仕事のデキない人が忘れている
たたき台で重要な5つのこと
そんな手法を使いこなしてきた田中氏は、具体的なたたき台の構成要素として、次の「基本の5S」を列記している。「5S」とは、各要素のローマ字の頭文字を取ったものだ。
たたき台を作っても「議論が盛り上がらない」という人は、この5点を忘れているはずである。
(1)スピード:「とりあえず」でいい、まずは手を動かす
(2)シンプル:とにかくわかりやすく!
(3)刺激:みんなから反応を引き出す
(4)質問力:たたき台を見せながらのQ&Aを事前に想定し、的確な質問を考えておく
(5)隙:ガチガチに固めない、あえて突っ込ませる
このうち(1)と(2)が何より重要だ。とにかく人は見栄えのいいもの、完璧に近づけたものを作りたがるからだ。

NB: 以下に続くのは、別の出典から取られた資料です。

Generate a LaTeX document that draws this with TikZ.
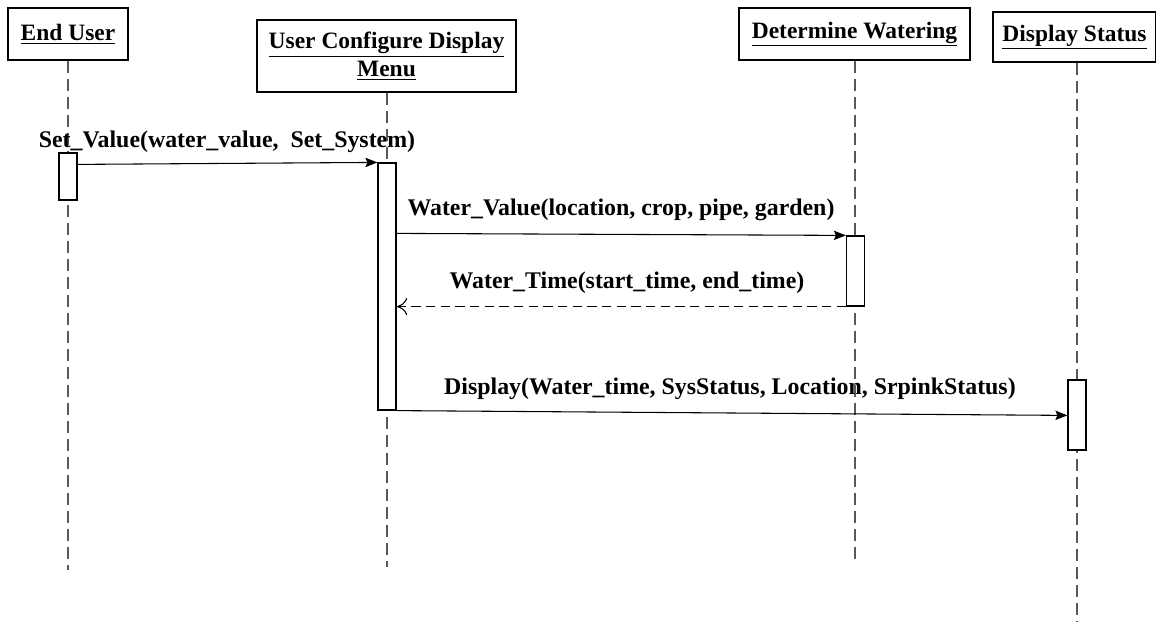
\documentclass[tikz,border=0pt]{standalone}
\usepackage{fontspec}
\setmainfont{Liberation Serif}
\usetikzlibrary{calc,arrows.meta}
\begin{document}
\begin{tikzpicture}[x=0.75pt,y=-0.75pt,
  every node/.style={font=\fontsize{17.6}{21}\selectfont\bfseries},
  header/.style={draw, line width=1pt, inner sep=0pt, align=center},
  actbox/.style={draw, line width=0.9pt, fill=white, inner sep=0pt, minimum width=13.5pt},
  lifeline/.style={draw=black!65, line width=1pt, dash pattern=on 9pt off 4.5pt},
  msg/.style={line width=0.8pt, -{Stealth[length=9pt,width=7pt,inset=1.5pt]}},
  ret/.style={line width=0.8pt, dash pattern=on 7pt off 4pt, -{To[length=8pt,width=13pt]}},
  lbl/.style={inner sep=0pt, anchor=base, font=\fontsize{17.9}{21}\selectfont\bfseries}]
\useasboundingbox (0,0) rectangle (1156,621);
\clip (0,0) rectangle (1156,621);
% headers
\node[header, minimum width=90pt, minimum height=39pt] (eu) at (68,34) {\underline{End User}};
\node[header, minimum width=194.25pt, minimum height=54pt] (ucd) at (386.5,56) {\underline{User Configure Display}\\\underline{Menu}};
\node[header, minimum width=173.25pt, minimum height=39pt] (dw) at (854.5,34) {\underline{Determine Watering}};
\node[header, minimum width=122.25pt, minimum height=37.5pt] (ds) at (1074.5,37) {\underline{Display Status}};
% lifeline ends
\coordinate (eue) at (68,570);
\coordinate (ucde) at (387,567);
\coordinate (dwe) at (855,560);
\coordinate (dse) at (1077,625);
\draw[lifeline] (eu.south) -- (eue);
\draw[lifeline] (ucd.south -| ucde) -- (ucde);
\draw[lifeline] (dw.south -| dwe) -- (dwe);
\draw[lifeline] (ds.south -| dse) -- (dse);
% activations
\node[actbox, minimum height=35.25pt] (a1) at (68,176.5) {};
\node[actbox, minimum height=185.25pt] (a2) at (387,286.5) {};
\node[actbox, minimum height=52.5pt] (a3) at (855.5,271) {};
\node[actbox, minimum height=52.5pt] (a4) at (1077,415) {};
% messages
\draw[msg] ($(a1.north east)+(0,12)$) -- (a2.north west);
\node[lbl] (l1) at (227,147) {Set\_Value(water\_value,\ \ Set\_System)};
\draw[msg] ($(a2.north east)+(0,71)$) -- (a3.north west);
\node[lbl] (l2) at (621,215) {Water\_Value(location, crop, pipe, garden)};
\draw[ret] (a3.south west) -- (a3.south west -| a2.east);
\node[lbl] (l3) at (627,288) {Water\_Time(start\_time, end\_time)};
\draw[msg] (a2.south east) -- ($(a4.north west)+(0,36)$);
\node[lbl] (l4) at (730,394) {Display(Water\_time, SysStatus, Location, SrpinkStatus)};
\end{tikzpicture}
\end{document}
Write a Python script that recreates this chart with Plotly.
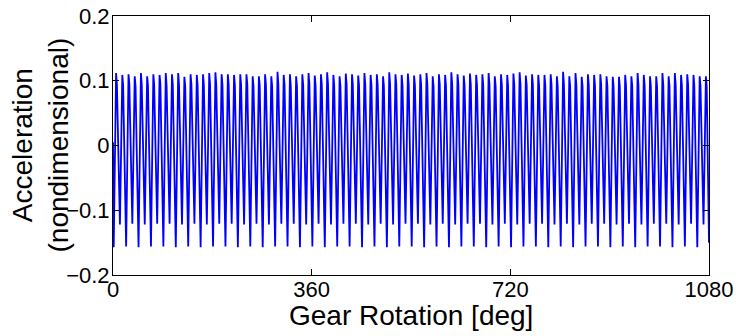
import plotly.graph_objects as go

# ---- data ----
x_ticks = [0, 360, 720, 1080]
y_ticks = [-0.2, -0.1, 0, 0.1, 0.2]
y_tick_text = ["\u22120.2", "\u22120.1", "0", "0.1", "0.2"]

teeth_per_rev = 32          # 96 mesh cycles over 1080 deg
first_min_deg = 1.3         # angle of first trough
peak_offset = 4.3           # deg after trough
shoulder_offset = 5.8       # deg after trough

start_value = 0.005
end_value = -0.150

peaks = [0.112, 0.109, 0.110, 0.107, 0.112, 0.107, 0.110, 0.109, 0.112, 0.110,
         0.112, 0.106, 0.110, 0.109, 0.110, 0.112, 0.113, 0.110, 0.110, 0.109,
         0.110, 0.110, 0.107, 0.107, 0.110, 0.107, 0.114, 0.109, 0.110, 0.107,
         0.110, 0.112, 0.108, 0.110, 0.113, 0.109, 0.107, 0.111, 0.110, 0.108,
         0.112, 0.109, 0.110, 0.107, 0.113, 0.110, 0.109, 0.111, 0.108, 0.110,
         0.112, 0.107, 0.110, 0.109, 0.113, 0.110, 0.108, 0.111, 0.109, 0.110,
         0.112, 0.107, 0.110, 0.109, 0.111, 0.113, 0.108, 0.110, 0.109,
         0.109, 0.110, 0.107, 0.114, 0.107, 0.112, 0.106, 0.110, 0.109, 0.110,
         0.107, 0.106, 0.106, 0.109, 0.107, 0.112, 0.109, 0.107, 0.107, 0.112,
         0.107, 0.112, 0.109, 0.110, 0.109, 0.107, 0.107]

shoulders = [0.094, 0.093, 0.095, 0.092, 0.094, 0.093, 0.094, 0.095, 0.093, 0.094,
             0.095, 0.092, 0.094, 0.093, 0.094, 0.095, 0.094, 0.093, 0.094, 0.093,
             0.094, 0.095, 0.092, 0.093, 0.094, 0.092, 0.095, 0.094, 0.093, 0.092,
             0.094, 0.095, 0.093, 0.094, 0.095, 0.093, 0.092, 0.094, 0.094, 0.093,
             0.095, 0.093, 0.094, 0.092, 0.095, 0.094, 0.093, 0.094, 0.093, 0.094,
             0.095, 0.092, 0.094, 0.093, 0.095, 0.094, 0.093, 0.094, 0.093, 0.094,
             0.095, 0.092, 0.094, 0.093, 0.094, 0.095, 0.093, 0.094, 0.093,
             0.093, 0.094, 0.092, 0.095, 0.092, 0.094, 0.092, 0.094, 0.093, 0.094,
             0.092, 0.092, 0.092, 0.093, 0.092, 0.094, 0.093, 0.092, 0.092, 0.094,
             0.092, 0.094, 0.093, 0.094, 0.093, 0.092, 0.092]

deep_mins = [-0.157, -0.156, -0.157, -0.156, -0.156, -0.157, -0.156, -0.157,
             -0.156, -0.156, -0.157, -0.156, -0.157, -0.156, -0.156, -0.157,
             -0.156, -0.157, -0.156, -0.156, -0.157, -0.156, -0.157, -0.156,
             -0.156, -0.157, -0.156, -0.157, -0.156, -0.156, -0.157, -0.156,
             -0.157, -0.156, -0.156, -0.157, -0.156, -0.157, -0.156, -0.156,
             -0.157, -0.156, -0.157, -0.156, -0.156, -0.157, -0.156, -0.157]

shallow_mins = [-0.122, -0.121, -0.122, -0.121, -0.121, -0.122, -0.121, -0.122,
                -0.121, -0.121, -0.122, -0.121, -0.122, -0.121, -0.121, -0.122,
                -0.121, -0.122, -0.121, -0.121, -0.122, -0.121, -0.122, -0.121,
                -0.121, -0.122, -0.121, -0.122, -0.121, -0.121, -0.122, -0.121,
                -0.122, -0.121, -0.121, -0.122, -0.121, -0.122, -0.121, -0.121,
                -0.122, -0.121, -0.122, -0.121, -0.121, -0.122, -0.121, -0.122]

x_title = "Gear Rotation [deg]"
y_title = "Acceleration<br>(nondimensional)"

# ---- assemble the polyline vertices ----
cycle = 360.0 / teeth_per_rev
xs = [0.0]
ys = [start_value]
for k in range(len(peaks)):
    t0 = first_min_deg + k * cycle
    trough = deep_mins[k // 2] if k % 2 == 0 else shallow_mins[k // 2]
    xs += [t0, t0 + peak_offset, t0 + shoulder_offset]
    ys += [trough, peaks[k], shoulders[k]]
xs.append(1080.0)
ys.append(end_value)

FONT = "Liberation Sans, Arial, Helvetica, sans-serif"

fig = go.Figure()
fig.add_trace(go.Scatter(x=xs, y=ys, mode="lines",
                         line=dict(color="#0000FF", width=1.8),
                         showlegend=False, hoverinfo="skip"))

axis_common = dict(showgrid=False, zeroline=False, showline=True,
                   linecolor="black", linewidth=1, mirror="ticks",
                   ticks="inside", ticklen=6, tickcolor="black", tickwidth=1,
                   automargin=False,
                   tickfont=dict(family=FONT, size=22, color="black"))

fig.update_xaxes(range=[0, 1080], tickvals=x_ticks,
                 ticktext=[str(v) for v in x_ticks],
                 ticklabelstandoff=-5,
                 **axis_common)
fig.update_yaxes(range=[-0.2, 0.2], tickvals=y_ticks, ticktext=y_tick_text,
                 ticklabelstandoff=-2,
                 **axis_common)

fig.add_annotation(text=x_title, xref="paper", yref="paper", x=0.5, y=0,
                   xanchor="center", yanchor="middle", yshift=-40,
                   showarrow=False,
                   font=dict(family=FONT, size=28, color="black"))
fig.add_annotation(text=y_title, xref="paper", yref="paper", x=0, y=0.5,
                   xanchor="center", yanchor="middle", xshift=-73,
                   textangle=-90, showarrow=False,
                   font=dict(family=FONT, size=28, color="black"))

fig.update_layout(width=739, height=336,
                  margin=dict(l=113, r=30, t=16, b=61, pad=0),
                  paper_bgcolor="white", plot_bgcolor="white",
                  font=dict(family=FONT, color="black"))

fig.write_html("out.html")
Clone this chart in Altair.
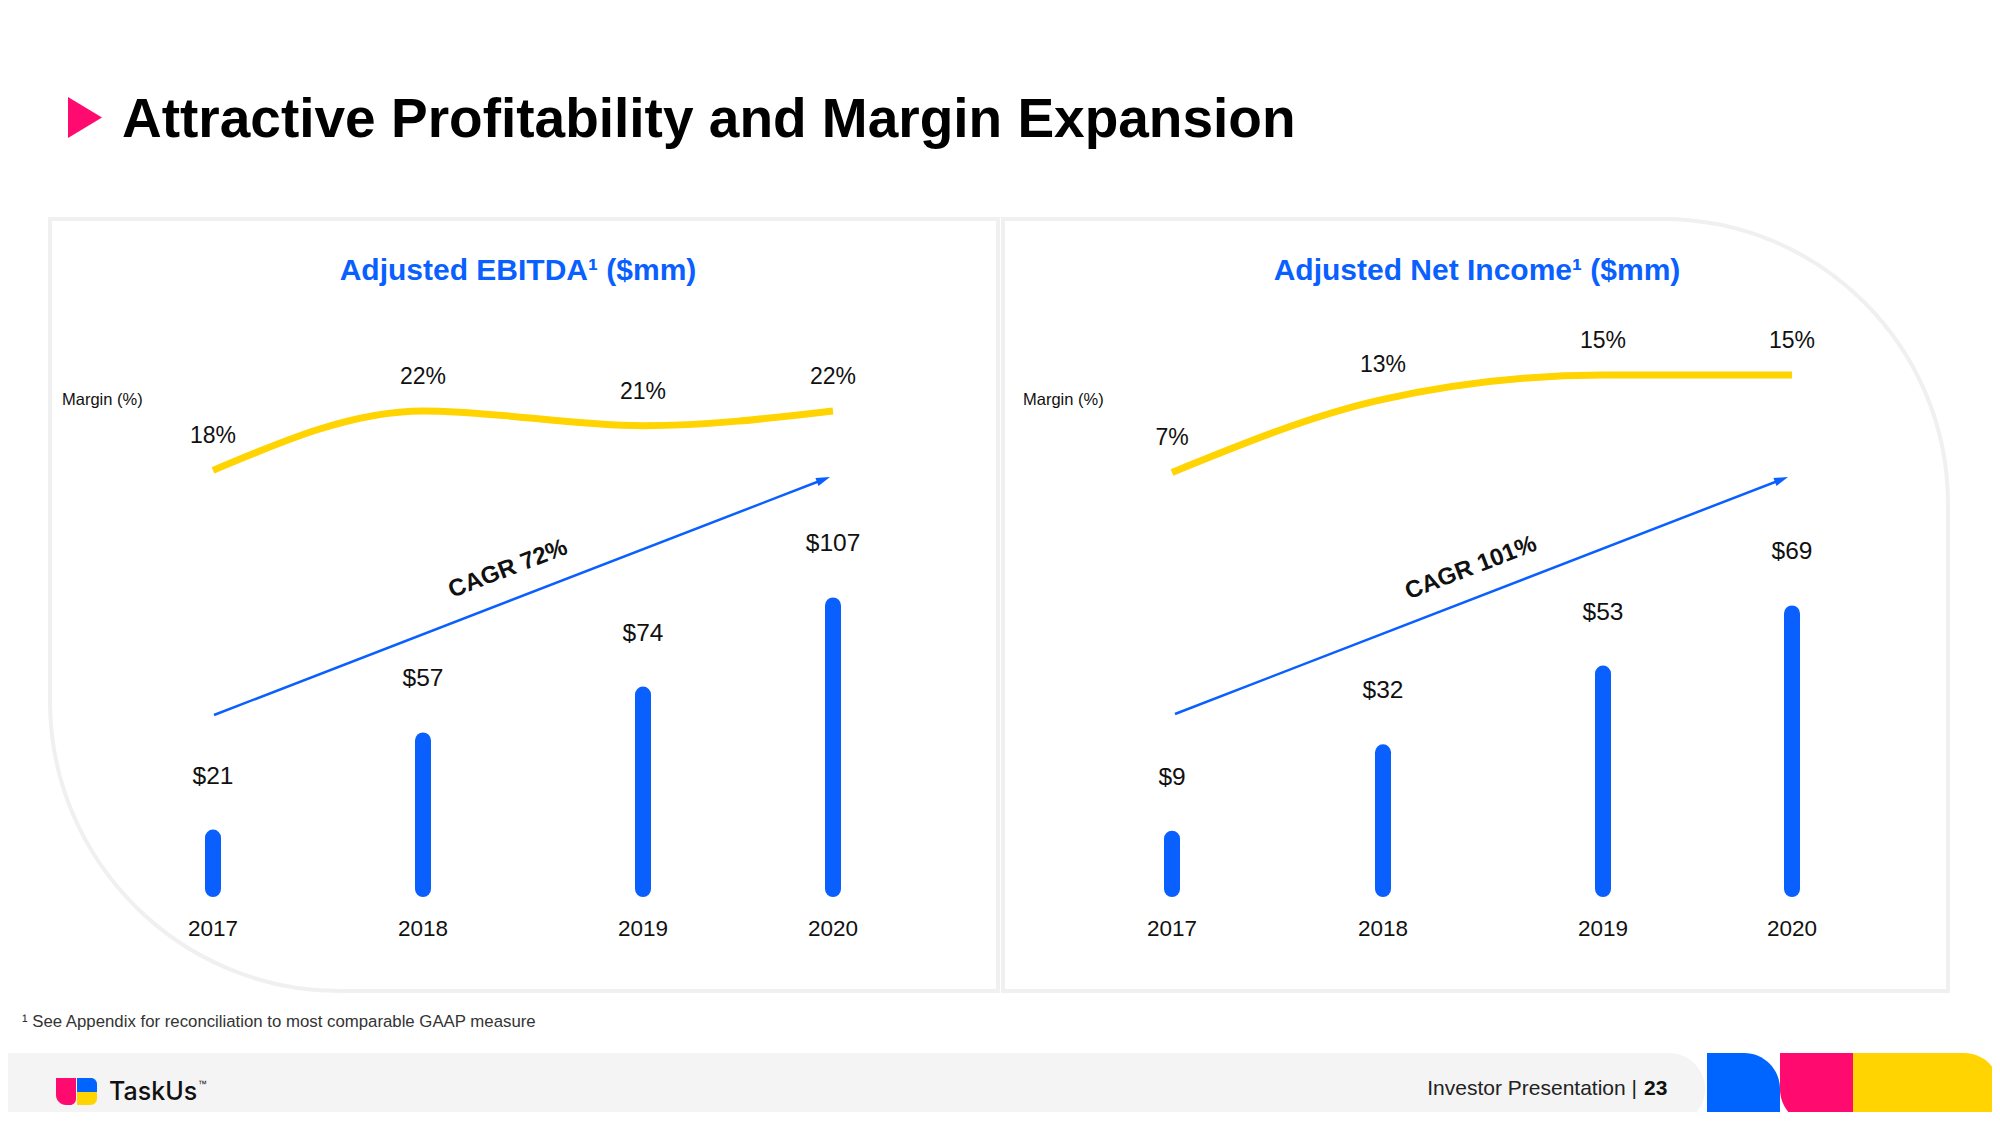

プレゼンソフトの「パワーポイント」など使う必要はない。手描きで十分だ。たたき台は、見た目よりも内容を優先させ、アイデアが浮かんだらすぐにボールペンで簡単な図を書いてみて、それを最低限見やすくするだけでいい。
見た目をきれいに仕上げてしまうと、かえってあらが目立たなくなってしまう。それではたたき台の意味がない。
本書に例示されているわけではないが、私はこの「5S」の解説を読むなかで、たたき台の好事例を思い出した。それはアマゾン創業者ジェフ・ベゾス氏の「紙ナプキンのループ図」だ。
ベゾス氏はアマゾン創業期、「多くの売り手と買い手を集め、持続的に成長する」「低コスト構造によって低価格を実現する」といった輪が重なる「二重のループ図」をささっと手描きしたという。しかも、レストランの紙ナプキンにだ。
ベゾス氏はこの図を仲間たちに見せ、議論をしてビジネスモデルを練り上げていった。巨大企業アマゾンは、たった1枚の紙ナプキンを「たたき台」にして生まれたといえる。
では、本書の内容に話を戻す。繰り返しになるが、たたき台は「間違い」を前提としており、間違いを見つけるためのものだ。にもかかわらず、ビジネス界でいまひとつ「真剣に作られない」理由は何なのか。
田中氏はこの点について、日本社会に「間違ってはいけない」と失敗を恐れる風潮があるからだと指摘している。
間違いや訂正することを嫌い、完璧を求めるという日本人の性向は、品質や機能に優れた日本製品の評価にもつながった面もある。だがその半面、思考停止に陥り、イノベーションを阻害してきたという負の側面もある。
田中氏は「良いたたき台」を作る習慣が広まることで、こうした風潮を和らげたいと考えている。そして「間違いを認め合い、それを改善していく『優しくたたき合う社会』」の実現を願っているという。
本書を参考に、まずは「手書き」で「スタンスを取った」たたき台を作ってみてはいかがだろうか。たとえダメ出しされたとしても、結果的に良いアイデアがまとまれば、それはあなたが一歩踏み出した成果なのだから。